6/30/15

BLM ends official comment on Mato Paha impact statement


Spurred by a nationwide initiative to protect sage grouse habitat and the first revision of the US Bureau of Land Management Resource Management Plan in 27 years, tribes are taking part in a review of public properties and mineral rights in South Dakota.
However, it has come to address concerns about protecting water from uranium mining, gas and oil development, and sacred sites, especially Bear Butte. The revised planning document addresses a total 247,000 acres of public land and 1.7 million acres of federal minerals in 37 counties. The majority of the land and claims are in Western South Dakota in the counties of Harding, Butte, Lawrence, Pennington, Custer, Fall River, Meade, Perkins and Stanley. Other interests taking part in the process for the management plan are: Barrick Gold of North Amer. Inc. ; Petro-Hunt ; Western Land Services ; American Colloid ; West River Eagle; Howes Grazing Association ; Moreau Grazing Association ; Powertech Uranium Corp. GCC Dacotah Cement; Wharf Resources and Wind Quarry LLC. [Talli Nauman, Native Sun News, posted at Indianz]
Human history in North America is sacred to those who were here first but to those who have arrived in the last century or two not so much.

Graves are often uncovered or disturbed by Borg-like construction operations frantically creating the conditions for sprawl.

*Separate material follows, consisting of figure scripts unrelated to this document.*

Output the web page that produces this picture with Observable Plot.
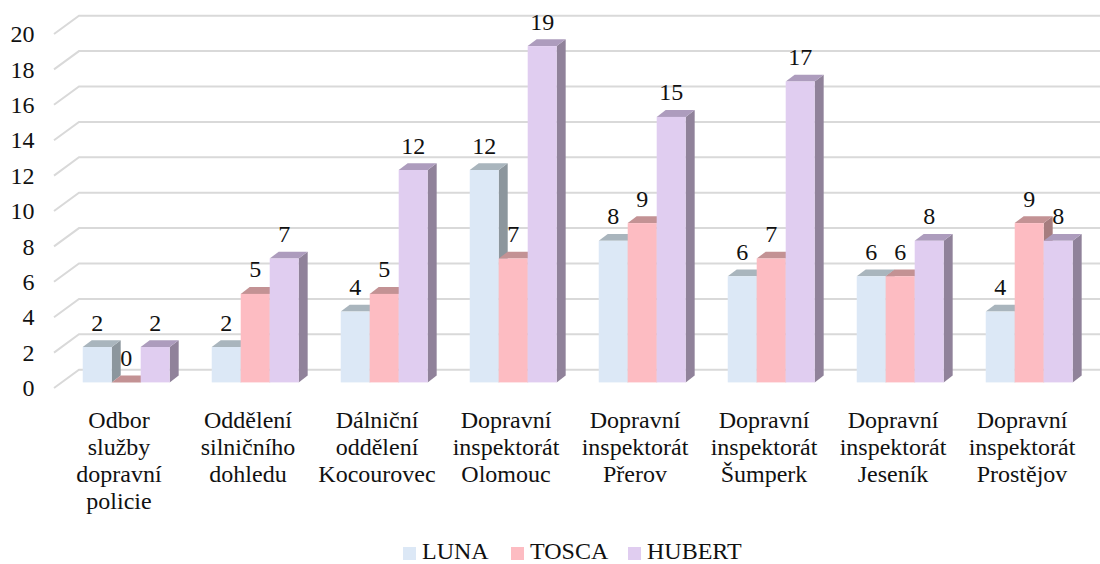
<!DOCTYPE html>
<html>
<head>
<meta charset="utf-8">
<script src="https://cdn.jsdelivr.net/npm/d3@7"></script>
<script src="https://cdn.jsdelivr.net/npm/@observablehq/plot@0.6"></script>
<style>
  html, body { margin: 0; padding: 0; background: #fff; }
  .a { font-family: 'Liberation Serif'; }
  #legend { position: relative; height: 34px; font-size: 24px; color: #111; }
  .item { position: absolute; top: 9px; white-space: nowrap; line-height: 24px; }
  .sw { position: absolute; top: 8px; width: 12.5px; height: 12.5px; }
  .lbl { position: absolute; left: 19px; top: 0; }
</style>
</head>
<body class="a">
<div id="chart" class="a"></div>
<div id="legend" class="a"></div>
<script>
const categories = [
  "Odbor\nslužby\ndopravní\npolicie",
  "Oddělení\nsilničního\ndohledu",
  "Dálniční\noddělení\nKocourovec",
  "Dopravní\ninspektorát\nOlomouc",
  "Dopravní\ninspektorát\nPřerov",
  "Dopravní\ninspektorát\nŠumperk",
  "Dopravní\ninspektorát\nJeseník",
  "Dopravní\ninspektorát\nProstějov"
];
const series = ["LUNA", "TOSCA", "HUBERT"];
const luna   = [2, 2, 4, 12, 8, 6, 6, 4];
const tosca  = [0, 5, 5, 7, 9, 7, 6, 9];
const hubert = [2, 7, 12, 19, 15, 17, 8, 8];
const yTicks = [0, 2, 4, 6, 8, 10, 12, 14, 16, 18, 20];

const frontColors = ["#dce8f6", "#fdbcc2", "#e0cdf0"];
const topColors   = ["#a9b5bd", "#c39294", "#ad9cbd"];
const sideColors  = ["#8c969d", "#a67d7f", "#90829a"];

const FONT = "'Liberation Serif'";
const FS = 24;

const valuesBySeries = [luna, tosca, hubert];
const rows = [];
categories.forEach((c, i) => series.forEach((s, k) => rows.push({category: c, series: s, k, value: valuesBySeries[k][i]})));

// oblique 3D geometry (pixels)
const WALL = [25, -18.3];
const BAR_OFF = [7.7, -5.6];
const BAR_D = [9, -6.8];
const GAP = 0.163;

function bandInfo(scales, dims) {
  return scales.x.bandwidth ? scales.x.bandwidth()
    : (dims.width - dims.marginLeft - dims.marginRight) / categories.length;
}

const gridMark = Plot.ruleY(yTicks, {
  render: (index, scales, values, dims) => {
    const g = d3.create("svg:g");
    const x0 = dims.marginLeft;
    for (const i of index) {
      const y = scales.y(yTicks[i]);
      g.append("path")
        .attr("d", `M${x0},${y}L${x0 + WALL[0]},${y + WALL[1]}L${dims.width + 40},${y + WALL[1]}`)
        .attr("fill", "none").attr("stroke", "#d9d9d9").attr("stroke-width", 2);
    }
    return g.node();
  }
});

const barMark = Plot.barY(rows, {
  x: "category", y: "value",
  render: (index, scales, values, dims) => {
    const g = d3.create("svg:g");
    const bw = bandInfo(scales, dims);
    const sw = bw * (1 - 2 * GAP) / 3;
    const yb = scales.y(0) + BAR_OFF[1];
    const [dx, dy] = BAR_D;
    for (const i of index) {
      const r = rows[i];
      const xl = scales.x(r.category) + bw * GAP + r.k * sw + BAR_OFF[0];
      const xr = xl + sw;
      const yt = scales.y(r.value) + BAR_OFF[1];
      g.append("path").attr("d", `M${xr},${yt}L${xr + dx},${yt + dy}L${xr + dx},${yb + dy}L${xr},${yb}Z`).attr("fill", sideColors[r.k]);
      g.append("path").attr("d", `M${xl},${yt}L${xl + dx},${yt + dy}L${xr + dx},${yt + dy}L${xr},${yt}Z`).attr("fill", topColors[r.k]);
      g.append("rect").attr("x", xl).attr("y", yt).attr("width", sw).attr("height", Math.max(0, yb - yt)).attr("fill", frontColors[r.k]);
    }
    for (const i of index) {
      const r = rows[i];
      const xl = scales.x(r.category) + bw * GAP + r.k * sw + BAR_OFF[0];
      const yt = scales.y(r.value) + BAR_OFF[1];
      g.append("text").attr("x", xl + sw / 2).attr("y", yt - 16.5)
        .attr("text-anchor", "middle").attr("fill", "#111")
        .attr("class", "a").attr("font-size", FS)
        .text(String(r.value));
    }
    return g.node();
  }
});

const chart = Plot.plot({
  width: 1100,
  height: 530,
  marginLeft: 54,
  marginRight: 14,
  marginTop: 34,
  marginBottom: 142,
  className: "a",
  style: {fontFamily: FONT, fontSize: FS + "px", color: "#111", background: "#fff", overflow: "visible"},
  x: {domain: categories, padding: 0, axis: null},
  y: {domain: [0, 20], axis: null},
  marks: [
    gridMark,
    Plot.axisY(yTicks, {tickSize: 0, tickPadding: 20, tickFormat: d => String(d), label: null, fontSize: FS, fill: "#111", fontFamily: FONT}),
    Plot.axisX({tickSize: 0, tickPadding: 20.7, lineHeight: 1.12, label: null, fontSize: FS, fill: "#111", fontFamily: FONT}),
    barMark
  ]
});
document.getElementById("chart").appendChild(chart);

const legendPos = [403, 511, 628];
const legend = document.getElementById("legend");
series.forEach((s, k) => {
  const item = document.createElement("div");
  item.className = "item a";
  item.style.left = legendPos[k] + "px";
  const sq = document.createElement("span");
  sq.className = "sw";
  sq.style.left = "0px";
  sq.style.background = frontColors[k];
  const t = document.createElement("span");
  t.className = "lbl a";
  t.textContent = s;
  item.appendChild(sq);
  item.appendChild(t);
  legend.appendChild(item);
});
</script>
</body>
</html>
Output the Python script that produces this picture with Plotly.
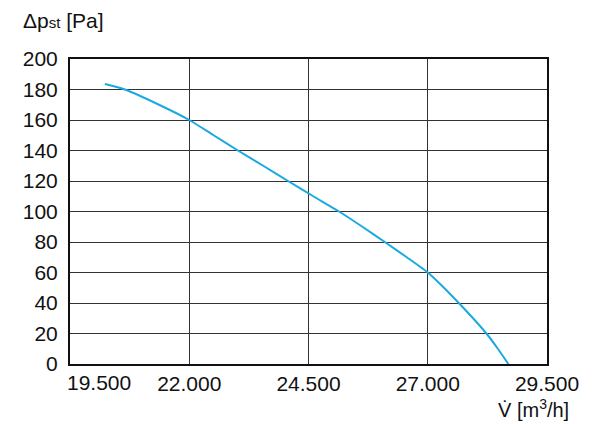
import plotly.graph_objects as go

# Data
flow = [20230, 20650, 21300, 22000, 22510, 23020, 23550, 24070, 24600, 25140,
        25630, 26100, 26560, 27000, 27340, 27650, 27950, 28230, 28470, 28690]
pressure = [183.6, 180, 171, 160, 150, 140, 130, 120, 110, 100,
            90, 80, 70, 60, 50, 40, 30, 20, 10, 0]

x_ticks = [19500, 22000, 24500, 27000, 29500]
x_tick_text = ["19.500", "22.000", "24.500", "27.000", "29.500"]
y_ticks = [0, 20, 40, 60, 80, 100, 120, 140, 160, 180, 200]

FONT = "Liberation Sans, Arial, sans-serif"
L, R, T, B = 70, 53, 59, 60
PW, PH = 600 - L - R, 424 - T - B

fig = go.Figure()
fig.add_trace(go.Scatter(
    x=flow, y=pressure, mode="lines",
    line=dict(color="#1AA9E1", width=2, shape="spline", smoothing=0.6),
    showlegend=False, hoverinfo="skip",
))

fig.update_layout(
    width=600, height=424,
    margin=dict(l=L, r=R, t=T, b=B),
    paper_bgcolor="white", plot_bgcolor="white",
    font=dict(family=FONT, size=21, color="#111"),
    xaxis=dict(
        range=[19500, 29500], tickvals=x_ticks[1:],
        ticktext=x_tick_text[1:],
        showgrid=True, gridcolor="#333", gridwidth=1,
        showline=True, linecolor="#111", linewidth=2, mirror=True,
        ticks="", zeroline=False,
    ),
    yaxis=dict(
        range=[0, 200], tickvals=y_ticks,
        showgrid=True, gridcolor="#333", gridwidth=1,
        showline=True, linecolor="#111", linewidth=2, mirror=True,
        ticks="", zeroline=False, ticklabelstandoff=6,
    ),
    annotations=[
        dict(text=x_tick_text[0], xref="x", yref="paper", x=x_ticks[0],
             y=-(382 - 364) / PH, xanchor="left", yanchor="middle", xshift=-5,
             showarrow=False, font=dict(family=FONT, size=21, color="#111")),
        dict(text="Δp<span style='font-size:15px'>st</span> [Pa]",
             xref="paper", yref="paper",
             x=(21 - L) / PW, y=1 + (T - 20) / PH,
             xanchor="left", yanchor="middle", showarrow=False,
             font=dict(family=FONT, size=21, color="#111")),
        dict(text="V̇ [m<sup>3</sup>/h]",
             xref="paper", yref="paper",
             x=(571 - L) / PW, y=-(408 - 364) / PH,
             xanchor="right", yanchor="middle", showarrow=False,
             font=dict(family=FONT, size=20, color="#111")),
    ],
)

fig.write_html("out.html")
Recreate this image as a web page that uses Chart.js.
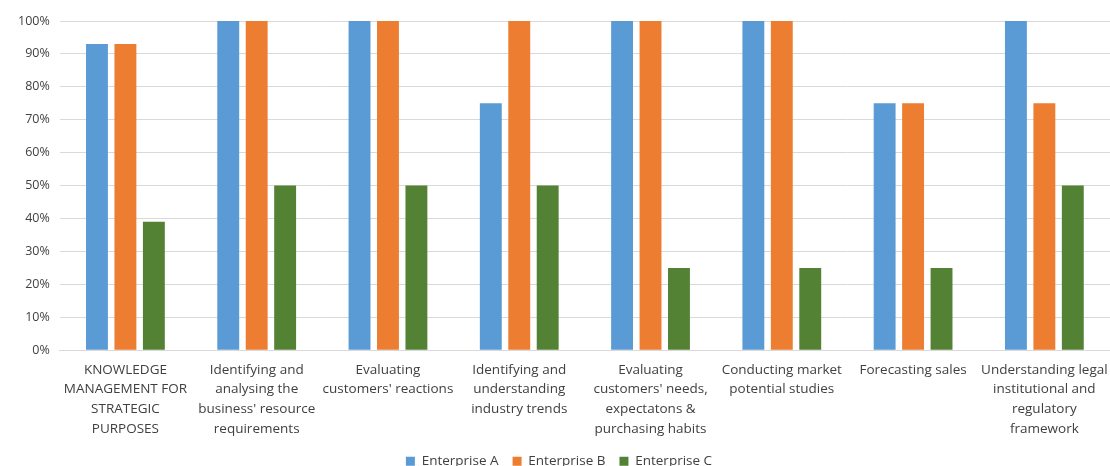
<!DOCTYPE html>
<html><head><meta charset="utf-8">
<script src="https://cdn.jsdelivr.net/npm/chart.js@4.4.1/dist/chart.umd.min.js"></script>
<style>html,body{margin:0;padding:0;background:#fff;}#wrap{width:1110px;height:466px;}</style>
</head><body><div id="wrap"><canvas id="c"></canvas></div>
<script>
const categories = [
  ["KNOWLEDGE","MANAGEMENT FOR","STRATEGIC","PURPOSES"],
  ["Identifying and","analysing the","business' resource","requirements"],
  ["Evaluating","customers' reactions"],
  ["Identifying and","understanding","industry trends"],
  ["Evaluating","customers' needs,","expectatons &","purchasing habits"],
  ["Conducting market","potential studies"],
  ["Forecasting sales"],
  ["Understanding legal","institutional and","regulatory","framework"]
];
const enterpriseA = [93, 100, 100, 75, 100, 100, 75, 100];
const enterpriseB = [93, 100, 100, 100, 100, 100, 75, 75];
const enterpriseC = [39, 50, 50, 50, 25, 25, 25, 50];
const yTicks = [0,10,20,30,40,50,60,70,80,90,100];

Chart.defaults.font.family = "'Open Sans', 'Liberation Sans', sans-serif";
Chart.defaults.color = '#595959';
new Chart(document.getElementById('c'), {
  type: 'bar',
  data: {
    labels: categories,
    datasets: [
      {label:'Enterprise A', data: enterpriseA, backgroundColor:'#5B9BD5'},
      {label:'Enterprise B', data: enterpriseB, backgroundColor:'#ED7D31'},
      {label:'Enterprise C', data: enterpriseC, backgroundColor:'#548235'}
    ]
  },
  options: {
    responsive: true, maintainAspectRatio: false, animation: false,
    datasets: {bar: {categoryPercentage: 0.65, barPercentage: 0.77}},
    layout: {padding: {top: 21, left: 8, right: 0, bottom: -12}},
    plugins: {
      legend: {position:'bottom', labels:{boxWidth:9, boxHeight:9, font:{size:13.5}, padding:14, color:'#404040'}},
      tooltip: {enabled:false}
    },
    scales: {
      x: {
        grid: {display:false},
        border: {color:'#d9d9d9'},
        ticks: {maxRotation:0, minRotation:0, autoSkip:false, font:{size:13.5, lineHeight:1.45}, padding:2, color:'#404040'}
      },
      y: {
        min: 0, max: 100,
        afterBuildTicks: (ax) => { ax.ticks = yTicks.map(v => ({value:v})); },
        grid: {color:'#d9d9d9', drawTicks:false},
        border: {display:false},
        ticks: {callback: v => v + '%', font:{size:12.5}, padding:10, color:'#404040'}
      }
    }
  }
});
</script></body></html>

Meade County in South Dakota is facing charges of desecrating burial sites when excavators besmirched sacred lands adjacent to Mato Paha (Bear Butte) for another road through Indian Country.
All the Tribal Historic Preservation Offices associated with the Bear Butte sacred protected area in Meade County have been notified about a study revealing the possibility of burial sites on the proposed route of a controversial bypass road near the peak, a spokesperson for Meade County Taxpayers for Responsible Government (MCTRG) said May 18. During a May 14 Meade County Commission meeting, Highway Superintendent Ken McGirr responded to questions from Chair Alan Aker, referring to the possibility of several ceremonial grave sites found during an archeological study of the proposed Sturgis bypass route just a few miles from Bear Butte, Ft. Meade and the historic Custer Trail. By raising the issue at the commission meeting, Aker indicated an interest in pursuing the route despite citizen opposition, according to Prairie Hills Audubon Society Chapter President Nancy Hilding. [Talli Nauman, Native Sun News]
Aker is a GOP former legislator and white supremacist with a history of hatred for the Earth.

Imagine these projects going through cemeteries where people of European descent are buried.

South Dakota must remand governance of Bear Butte State Park to the tribes so they can remove the colonialist stink from the name of the mountain.